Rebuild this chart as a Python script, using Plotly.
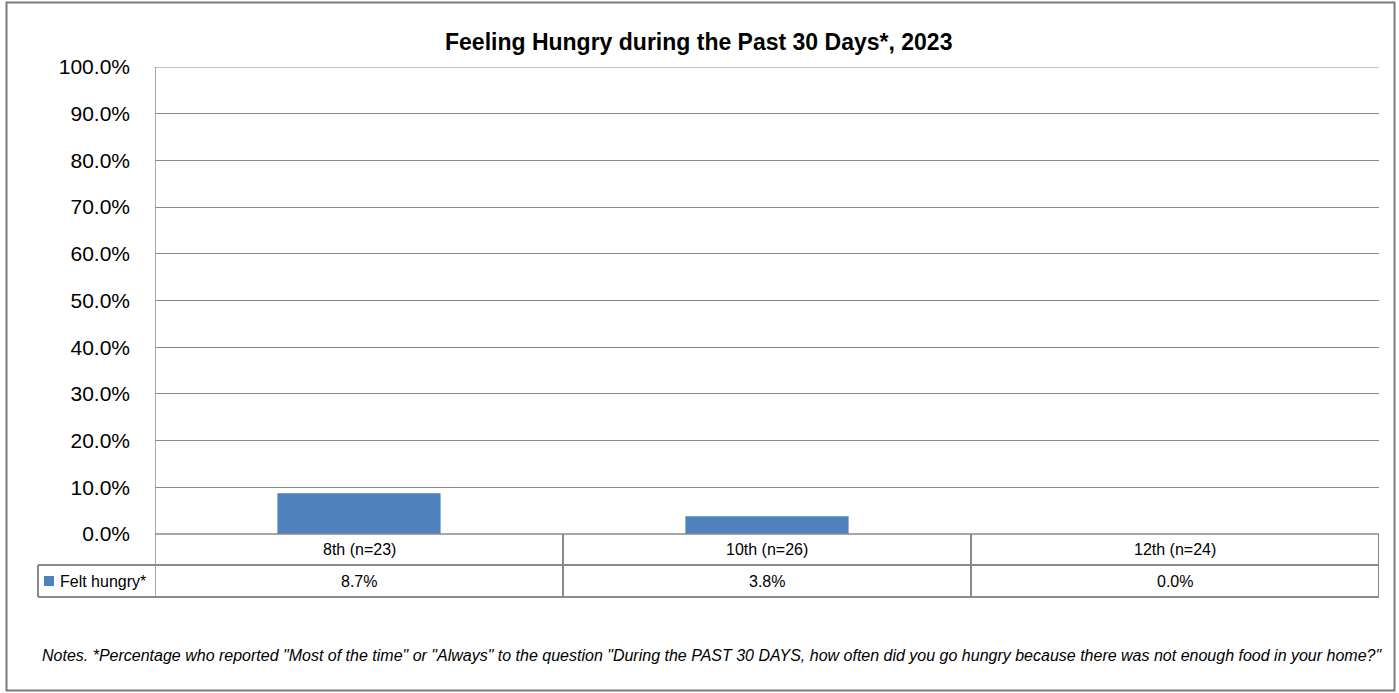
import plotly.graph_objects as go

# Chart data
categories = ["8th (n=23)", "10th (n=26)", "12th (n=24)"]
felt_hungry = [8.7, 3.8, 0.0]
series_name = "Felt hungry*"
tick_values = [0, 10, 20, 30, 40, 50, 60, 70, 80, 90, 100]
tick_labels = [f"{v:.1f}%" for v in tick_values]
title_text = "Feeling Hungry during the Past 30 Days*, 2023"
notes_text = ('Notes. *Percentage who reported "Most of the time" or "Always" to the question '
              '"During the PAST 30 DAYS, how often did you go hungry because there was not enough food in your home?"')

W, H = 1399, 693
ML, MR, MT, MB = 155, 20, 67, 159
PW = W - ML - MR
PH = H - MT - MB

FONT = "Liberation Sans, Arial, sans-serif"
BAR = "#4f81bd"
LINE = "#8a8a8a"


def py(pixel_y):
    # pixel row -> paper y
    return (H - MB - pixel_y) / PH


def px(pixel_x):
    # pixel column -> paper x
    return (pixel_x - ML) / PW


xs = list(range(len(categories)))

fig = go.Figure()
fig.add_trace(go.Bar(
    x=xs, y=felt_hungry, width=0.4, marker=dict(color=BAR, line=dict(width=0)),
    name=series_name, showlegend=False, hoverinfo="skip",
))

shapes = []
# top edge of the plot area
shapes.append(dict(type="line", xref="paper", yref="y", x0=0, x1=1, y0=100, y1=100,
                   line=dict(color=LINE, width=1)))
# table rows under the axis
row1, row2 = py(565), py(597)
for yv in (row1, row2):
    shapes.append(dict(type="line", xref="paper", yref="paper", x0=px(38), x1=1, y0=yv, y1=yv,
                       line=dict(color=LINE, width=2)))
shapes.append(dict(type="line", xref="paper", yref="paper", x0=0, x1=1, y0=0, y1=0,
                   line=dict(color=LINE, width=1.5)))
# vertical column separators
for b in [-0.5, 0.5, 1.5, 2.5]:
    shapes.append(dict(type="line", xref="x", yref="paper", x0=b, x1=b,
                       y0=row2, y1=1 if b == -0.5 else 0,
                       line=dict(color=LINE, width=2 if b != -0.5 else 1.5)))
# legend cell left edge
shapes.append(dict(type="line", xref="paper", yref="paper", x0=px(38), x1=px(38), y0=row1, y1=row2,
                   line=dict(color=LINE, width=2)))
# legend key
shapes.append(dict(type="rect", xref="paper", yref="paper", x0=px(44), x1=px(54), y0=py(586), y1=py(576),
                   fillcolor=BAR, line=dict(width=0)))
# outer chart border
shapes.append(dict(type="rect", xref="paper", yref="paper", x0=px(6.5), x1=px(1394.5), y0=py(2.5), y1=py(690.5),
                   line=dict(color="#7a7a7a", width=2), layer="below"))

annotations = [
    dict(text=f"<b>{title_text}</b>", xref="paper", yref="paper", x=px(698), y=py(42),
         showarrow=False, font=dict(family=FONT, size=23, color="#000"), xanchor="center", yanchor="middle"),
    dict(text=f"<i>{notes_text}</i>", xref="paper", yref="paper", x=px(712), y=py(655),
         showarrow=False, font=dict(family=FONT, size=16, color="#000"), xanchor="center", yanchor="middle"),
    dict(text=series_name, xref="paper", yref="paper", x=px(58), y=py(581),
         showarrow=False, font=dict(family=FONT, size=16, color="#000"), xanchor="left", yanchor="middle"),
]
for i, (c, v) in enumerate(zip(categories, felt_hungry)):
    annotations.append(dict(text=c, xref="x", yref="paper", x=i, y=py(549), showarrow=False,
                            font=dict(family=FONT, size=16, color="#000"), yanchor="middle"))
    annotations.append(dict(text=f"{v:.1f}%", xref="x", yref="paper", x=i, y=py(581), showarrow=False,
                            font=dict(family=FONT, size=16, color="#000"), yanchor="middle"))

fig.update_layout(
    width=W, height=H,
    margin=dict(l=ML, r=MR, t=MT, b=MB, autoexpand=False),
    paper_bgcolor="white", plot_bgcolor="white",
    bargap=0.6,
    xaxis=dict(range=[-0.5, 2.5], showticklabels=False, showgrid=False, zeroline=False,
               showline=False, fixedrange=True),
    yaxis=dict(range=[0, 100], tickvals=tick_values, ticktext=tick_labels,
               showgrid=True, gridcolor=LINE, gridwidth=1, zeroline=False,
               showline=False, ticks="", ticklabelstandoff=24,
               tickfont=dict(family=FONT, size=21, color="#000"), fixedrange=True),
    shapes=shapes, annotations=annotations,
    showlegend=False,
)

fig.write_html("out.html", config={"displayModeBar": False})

▸ **What needs to be done**:
In the data above, please extract the lines from the first one through the line with "import plotly.graph_objects as go", exactly, and keep pictures out.

▸ **Written response**:
Rebuild this chart as a Python script, using Plotly.
import plotly.graph_objects as go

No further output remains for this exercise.